Конечно, в специфических условиях русского археомодерна указанная смычка не могла не принять явно уродливые формы. И всё же можно говорить о том, что крайности ленинизма и православного прототрадиционализма Флоренского и Лосева сошлись в общем отрицании духа Модерна и проекта Просвещения, как то и предвидели махисты. «Марксизм более радикально отрицает религию и традиционные ценности, чем либерализм… Но именно поэтому переход от марксизма к православию легче, чем от либерализма к православию.
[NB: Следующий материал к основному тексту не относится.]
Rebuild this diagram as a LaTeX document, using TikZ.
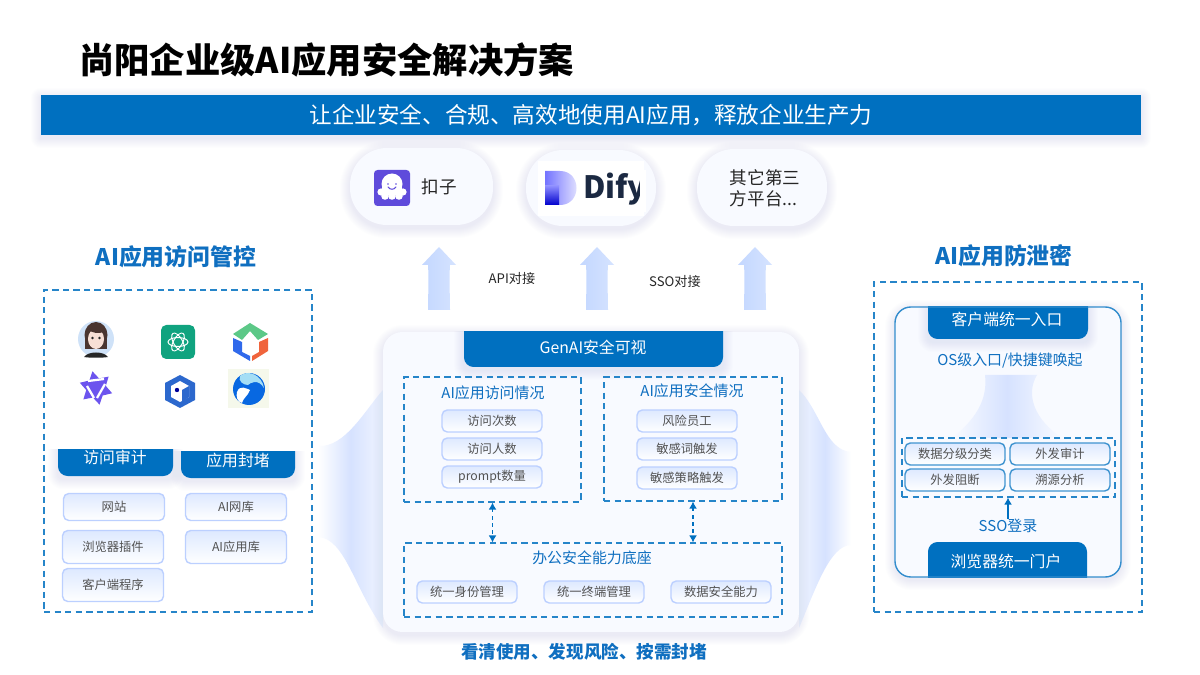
\documentclass[tikz,border=0pt]{standalone}
\usepackage{fontspec}
\setmainfont{Noto Sans CJK SC}
\usetikzlibrary{arrows.meta}

\definecolor{barblue}{HTML}{0070C0}
\definecolor{headblue}{HTML}{0F6FC0}
\definecolor{panelfill}{HTML}{F8FAFF}
\definecolor{tagedge}{HTML}{BCD0FF}
\definecolor{tagtop}{HTML}{DEE9FF}
\definecolor{halo}{HTML}{7C96F0}
\definecolor{flare}{HTML}{D6E2FF}
\definecolor{uparrow}{HTML}{C3D7FF}
\definecolor{cozepurple}{HTML}{5F4BDB}
\definecolor{difyink}{HTML}{1B2942}
\definecolor{gptgreen}{HTML}{10A37F}
\definecolor{cubegreen}{HTML}{5CC887}
\definecolor{cubeblue}{HTML}{3069EB}
\definecolor{cubered}{HTML}{F0643C}
\definecolor{starpurple}{HTML}{6C54EE}
\definecolor{hexblue}{HTML}{2C68CD}
\definecolor{whalepale}{HTML}{F5F8EB}
\definecolor{whaleblue}{HTML}{0868E1}
\definecolor{whalesky}{HTML}{A5DEF5}
\definecolor{avatarback}{HTML}{CFE2F8}
\definecolor{hairbrown}{HTML}{4A3530}
\definecolor{skin}{HTML}{F7DFD5}

\tikzset{
 dashbox/.style={draw=barblue!85,dashed,dash pattern=on 3.6pt off 2.4pt,line width=.65pt,inner sep=0pt},
 tagbox/.style={draw=tagedge,line width=.8pt,rounded corners=3pt,top color=tagtop,bottom color=white,
  text=black!68,font=\fontsize{7}{8}\selectfont,inner sep=0pt,minimum width=2cm,minimum height=.44cm},
 tagsolid/.style={tagbox,draw=barblue!75,line width=.8pt},
 pill/.style={fill=panelfill,rounded corners=.74cm,inner sep=0pt,font=\fontsize{10}{12.5}\selectfont,align=center,text=black!85},
 bartext/.style={text=white,inner sep=0pt,font=\fontsize{9}{11}\selectfont},
 bluetext/.style={text=headblue,inner sep=0pt,font=\fontsize{8.5}{10}\selectfont},
 headtext/.style={text=headblue,inner sep=0pt,font=\bfseries\fontsize{13}{15}\selectfont},
 linklabel/.style={inner sep=0pt,text=black!85,font=\fontsize{7.5}{9}\selectfont},
 link/.style={barblue,dashed,dash pattern=on 2pt off 2pt,line width=.7pt,{Latex[length=4pt,width=4.5pt]}-{Latex[length=4pt,width=4.5pt]}}
}

% soft coloured shadow
\newcommand{\softhalo}[5]{
\foreach \k in {1,...,10}{
 \fill[halo,opacity=.013,rounded corners=#5*.567pt+\k*.567pt] (#1-\k,#2-\k+3) rectangle (#3+\k,#4+\k+3);
}}
% bar hanging from a top edge, with its shadow
\newcommand{\barbelow}[4]{
\begin{scope}
\clip (#1-12,#2) rectangle (#3+12,#4+16);
\softhalo{#1}{#2-10}{#3}{#4}{5}
\fill[barblue,rounded corners=5.5pt] (#1,#2-14) rectangle (#3,#4);
\end{scope}
}

\begin{document}
\begin{tikzpicture}[x=.02cm,y=-.02cm]
\useasboundingbox (0,0) rectangle (1200,675);
\fill[white] (0,0) rectangle (1200,675);

% title and banner
\node[inner sep=0pt,anchor=west,font=\bfseries\fontsize{20.1}{22}\selectfont] (title) at (79,60) {尚阳企业级AI应用安全解决方案};
\softhalo{41}{95}{1141}{135}{0}
\node[fill=barblue,text=white,inner sep=0pt,minimum width=22cm,minimum height=.8cm,font=\fontsize{12.87}{14}\selectfont] (banner) at (591,115) {让企业安全、合规、高效地使用AI应用，释放企业生产力};

% platforms
\softhalo{350}{148}{493}{225}{37}
\softhalo{526}{150}{656}{226}{37}
\softhalo{697}{149}{827}{226}{37}
\node[pill,minimum width=2.86cm,minimum height=1.54cm] (coze) at (421.5,186.5) {};
\node[pill,minimum width=2.6cm,minimum height=1.52cm] (dify) at (591,188) {};
\node[pill,minimum width=2.6cm,minimum height=1.54cm] (other) at (762,187.5) {};
\node[inner sep=0pt,font=\fontsize{10}{12.5}\selectfont,text=black!85] (cozetext) at (439,187) {扣子};
\node[inner sep=0pt,font=\fontsize{10}{12}\selectfont,text=black!85,align=left] (othertext) at (765,188.5) {其它第三\\方平台...};

% coze icon
\fill[cozepurple,rounded corners=2pt] (374,170) rectangle (410,206);
\fill[white] (392,184) circle (10.5);
\fill[white] (382,184) rectangle (402,195);
\foreach \gx in {381,403}{\fill[white] (\gx,192) circle (3.6);}
\foreach \gx in {385,392,399}{\fill[white] (\gx,196) circle (3.8);}
\fill[cozepurple] (388,184) circle (.9);
\fill[cozepurple] (396,184) circle (.9);
\draw[cozepurple,line width=.6pt,line cap=round] (388,187) .. controls (390,190) and (394,190) .. (396,187);

% dify logo
\fill[white] (538,161) rectangle (644,216);
\shade[left color=blue!55,right color=blue!6] (545,171) -- (560,171) .. controls (582,171) and (582,205) .. (560,205) -- (545,205) -- cycle;
\shade[top color=blue!45,bottom color=blue!80!black] (545,186) -- (559,186) -- (559,205) -- (545,205) -- cycle;
\node[inner sep=0pt,anchor=west,text=difyink,font=\bfseries\fontsize{17.5}{20}\selectfont] (difytext) at (583,189) {Dify};
\fill[white] (640,170) rectangle (646,212);

% up arrows
\foreach \ax in {439,597,755}{
 \shade[left color=uparrow,right color=uparrow!70] (\ax,247) -- (\ax+17,265) -- (\ax+11,265) .. controls (\ax+10,280) and (\ax+11,295) .. (\ax+11,310) -- (\ax-11,310) .. controls (\ax-11,295) and (\ax-10,280) .. (\ax-11,265) -- (\ax-17,265) -- cycle;
}
\node[linklabel] (api) at (512,279) {API对接};
\node[linklabel] (sso) at (675,282) {SSO对接};

% side headings and boxes
\node[headtext] (headleft) at (176,257) {AI应用访问管控};
\node[headtext] (headright) at (1004,256) {AI应用防泄密};
\node[dashbox,minimum width=5.36cm,minimum height=6.44cm] (leftbox) at (178,451) {};
\node[dashbox,minimum width=5.36cm,minimum height=6.6cm] (rightbox) at (1008,447) {};

% flares beside the centre panel
\shade[left color=white,right color=flare!35,middle color=flare] (383,390) .. controls (365,410) and (345,448) .. (318,446) -- (318,537) .. controls (345,538) and (355,590) .. (383,628) -- cycle;
\shade[left color=flare!35,right color=white,middle color=flare] (799,390) .. controls (820,410) and (825,450) .. (851,452) -- (851,545) .. controls (830,545) and (815,590) .. (799,628) -- cycle;

% centre panel
\softhalo{383}{332}{799}{632}{20}
\node[fill=panelfill,rounded corners=11pt,inner sep=0pt,minimum width=8.32cm,minimum height=6cm] (panel) at (591,482) {};
\barbelow{464}{332}{723}{367}
\node[bartext] (genai) at (593,347) {GenAI安全可视};

\node[dashbox,minimum width=3.54cm,minimum height=2.5cm] (visitbox) at (492.5,439.5) {};
\node[dashbox,minimum width=3.56cm,minimum height=2.48cm] (safebox) at (693,439) {};
\node[dashbox,minimum width=7.56cm,minimum height=1.48cm] (basebox) at (593,580) {};
\node[bluetext] (visittitle) at (493,393) {AI应用访问情况};
\node[bluetext] (safetitle) at (692,391) {AI应用安全情况};
\node[bluetext] (basetitle) at (592,558) {办公安全能力底座};
\node[tagbox] (visitone) at (492,421) {访问次数};
\node[tagbox] (visittwo) at (492,449) {访问人数};
\node[tagbox] (visitthree) at (492,477) {prompt数量};
\node[tagbox] (safeone) at (687,421) {风险员工};
\node[tagbox] (safetwo) at (687,449) {敏感词触发};
\node[tagbox] (safethree) at (687,478) {敏感策略触发};
\node[tagbox] (baseone) at (467,592) {统一身份管理};
\node[tagbox] (basetwo) at (594,592) {统一终端管理};
\node[tagbox] (basethree) at (721,592) {数据安全能力};
\draw[link] (visitbox.south) -- (basebox.north -| visitbox.south);
\draw[link] (safebox.south) -- (basebox.north -| safebox.south);
\node[inner sep=0pt,text=headblue,font=\bfseries\fontsize{10}{12}\selectfont] (slogan) at (584,652) {看清使用、发现风险、按需封堵};

% app icons
\fill[avatarback] (96,339) circle (18);
\fill[hairbrown] (96,335) ellipse (11.5 and 13);
\fill[hairbrown] (85,335) rectangle (107,349);
\fill[skin] (96,339) ellipse (8 and 10);
\fill[hairbrown] (88,328) .. controls (92,335) and (100,333) .. (104,332) -- (103,325) -- (90,325) -- cycle;
\fill[black!85] (92.5,338) circle (1.3);
\fill[black!85] (99.5,338) circle (1.3);
\fill[black!85] (84,357) .. controls (88,351) and (104,351) .. (108,357) .. controls (102,358) and (90,358) .. (84,357) -- cycle;
\fill[gptgreen,rounded corners=3pt] (161,325) rectangle (195,359);
\foreach \ang in {0,60,120}{\draw[white,line width=.55pt,rotate around={\ang:(178,342)}] (178,342) ellipse (10 and 4.5);}
\fill[cubegreen] (233,334) -- (250,323) -- (268,334) -- (258,340) -- (250,331) -- (242,340) -- cycle;
\fill[cubeblue] (233,338) -- (242,342) -- (242,352) -- (250,356) -- (250,361) -- (233,351) -- cycle;
\fill[cubered] (268,338) -- (268,351) -- (252,361) -- (252,356) -- (259,352) -- (259,342) -- cycle;
\fill[starpurple,rotate around={12:(96,388)}] (96,371) -- (101,379.3) -- (110.7,379.5) -- (106,388) -- (110.7,396.5) -- (101,396.7) -- (96,405) -- (91,396.7) -- (81.3,396.5) -- (86,388) -- (81.3,379.5) -- (91,379.3) -- cycle;
\draw[white,line width=1.3pt] (88,381) -- (104,379) (105,384) -- (97,398) (87,386) -- (94,398);
\fill[hexblue] (180,375) -- (195,383) -- (195,400) -- (180,408) -- (165,400) -- (165,383) -- cycle;
\fill[white] (180,381) -- (189,386) -- (189,397) -- (180,402) -- (171,397) -- (171,386) -- cycle;
\fill[hexblue] (182,390) -- (189,386) -- (189,397) -- (182,402) -- cycle;
\fill[blue!60!black] (177,390) circle (2.2);
\fill[whalepale] (228,369) rectangle (269,408);
\fill[whaleblue] (249,389) circle (16);
\fill[whalesky] (240,376) .. controls (248,369) and (262,375) .. (264,388) .. controls (258,378) and (250,383) .. (248,385) .. controls (243,385) and (238,381) .. (240,376) -- cycle;
\fill[white] (237,392) .. controls (240,384) and (247,389) .. (250,390) .. controls (248,396) and (243,398) .. (242,403) .. controls (237,402) and (236,396) .. (237,392) -- cycle;

% left side bars and tags
\barbelow{58}{449}{173}{476}
\barbelow{181}{451}{295}{478}
\node[bartext] (audit) at (115,457) {访问审计};
\node[bartext] (block) at (238,460) {应用封堵};
\node[tagbox,minimum width=2.02cm,minimum height=.54cm] (site) at (114,507) {网站};
\node[tagbox,minimum width=2.02cm,minimum height=.66cm] (plugin) at (113,547) {浏览器插件};
\node[tagbox,minimum width=2.02cm,minimum height=.66cm] (client) at (113,585) {客户端程序};
\node[tagbox,minimum width=2.02cm,minimum height=.54cm] (ailib) at (236,507) {AI网库};
\node[tagbox,minimum width=2.02cm,minimum height=.66cm] (applib) at (236,547) {AI应用库};

% right side panel
\softhalo{895}{307}{1121}{577}{17}
\node[fill=panelfill,rounded corners=9pt,inner sep=0pt,minimum width=4.52cm,minimum height=5.4cm] (portal) at (1008,442) {};
\barbelow{928}{307}{1088}{339}
\begin{scope}
\clip (926,542) rectangle (1089,577);
\fill[barblue,rounded corners=5.5pt] (928,542) rectangle (1087,590);
\end{scope}
\draw[barblue!80,line width=.8pt,rounded corners=9pt] (895,307) rectangle (1121,577);
\node[bartext] (clientgate) at (1007,319) {客户端统一入口};
\node[bartext] (browsergate) at (1006,561) {浏览器统一门户};
\node[bluetext] (osentry) at (1010,361) {OS级入口/快捷键唤起};
\shade[left color=panelfill,right color=panelfill,middle color=flare] (985,375) -- (1037,375) .. controls (1025,395) and (1035,420) .. (1062,438) -- (952,438) .. controls (975,420) and (988,400) .. (985,375) -- cycle;
\node[dashbox,minimum width=4.26cm,minimum height=1.18cm] (funcbox) at (1008.5,467.5) {};
\node[tagsolid] (grade) at (955,454) {数据分级分类};
\node[tagsolid] (sendaudit) at (1060,454) {外发审计};
\node[tagsolid] (sendblock) at (955,480) {外发阻断};
\node[tagsolid] (trace) at (1060,480) {溯源分析};
\node[bluetext] (ssologin) at (1008,526) {SSO登录};
\draw[barblue,line width=.7pt,-{Latex[length=4pt,width=4.5pt]}] (ssologin.north) -- (funcbox.south -| ssologin.north);
\end{tikzpicture}
\end{document}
Человеку, который уже привык видеть в себе не центр мироздания, а средоточие общественных сил, микросоциум, послушного агента исторического закона, легче признать себя образом Божьим и исполнителем Божественного Промысла», – указывает Р.Р. Вахитов, сравнивая такой переход с резким и парадоксальным переходом от тиранического полиса к вроде бы противоположному ему платоновскому идеальному государству.
Вахитов обращает внимание и на фактическую сторону дела: «Только философы, бывшие марксистами, перешли к коренному, суровому и величественному церковному православию, да не просто перешли, а по-настоящему воцерковились, многие стали даже священниками и погибли мученической смертью за веру. Что же касается либералов западнического, европейского образца вроде Милюкова, то для них православие оставалось этнографическим феноменом, с которым они мирились лишь в силу своей принадлежности к русской культуре. Будь они последовательнее и радикальнее, они бы предпочли православию розовое, общегуманистическое протестантство.
Быть может, есть нечто такое в марксизме, что благоприятствует обращению именно в церковное и ортодоксальное христианство и чего совершенно нет в либерализме? И, возможно, именно благодаря такому – нет, не совпадению: слишком много глубинных различий между византийски-московским православием и немецким “научным социализмом”! – но притяжению противоположностей, между ними наблюдалась такая страстная борьба»[28].
И всё-таки – не слишком ли идеализирован и «приглажен» вывод Вахитова о том, что «марксизм по сути своей был и остается наиболее внушительной и глубокой попыткой преодоления либерального антропоцентризма в рамках западной секулярной культуры… Марксизм есть законный союзник православной философии всеединства в борьбе с современной экспансией англосаксонских либеральных течений (и, прежде всего, позитивизма) в российское философское пространство, которая грозит покончить с уникальным ликом русской интеллектуальной традиции»[29]?
Невозможно отрицать тот ущерб, который правление большевиков нанесло России вообще и русской мысли в частности. Катастрофа урбанизации и разрушение святынь – такие же факты, как и то, что по вине советской власти Флоренский был расстрелян, Лосев ослеп в лагере, а Ильенков в «застойные» уже времена доведён до самоубийства. «Никакой режим не терпит, чтобы его до конца понимали и продумывали. Да и вообще никто и ничто на свете этого не любит. А философ как раз хочет всё понимать», – говорил персонаж лосевской повести…[30] Но ведь можно вспомнить и очевидный материальный урон, который нанесли русскому народу неоднократные монгольские вторжения на протяжении XIII века. Тем не менее, как писал евразиец П.Н. Савицкий, «велико счастье Руси, что в момент, когда в силу внутреннего разложения она должна была пасть, она досталась татарам, и никому другому»[31]. Ведь при европейском или, к примеру, турецком завоевании Русь могла тогда просто не выжить. Поэтому мы можем сказать: счастье России, что в момент распада и разложения к осени 1917 года она досталась Ленину с его «Материализмом и эмпириокритицизмом», и никому другому (в том числе и среди самих большевиков). И разве нет некоего пусть извращённого, но символизма в том, что если уж считать вождя большевиков философом, то вплоть до 2006 г. это был единственный философ, которому в России имелись памятники? Ведь, как отмечал тот же Р.Р. Вахитов, «представим себе, что в СССР был бы государственной философией позитивизм – не такой уж гипотетический случай, вспомним, что так оно и было в Бразилии, – что бы делал тогда диалектик Лосев? Ведь марксизм позволяет хотя бы ставить философские проблемы, рассуждать о диалектике сущности и явления, об иерархии и единстве универсума, о феномене идеального, для позитивизма же всё это не более чем псевдопроблемы…»[32].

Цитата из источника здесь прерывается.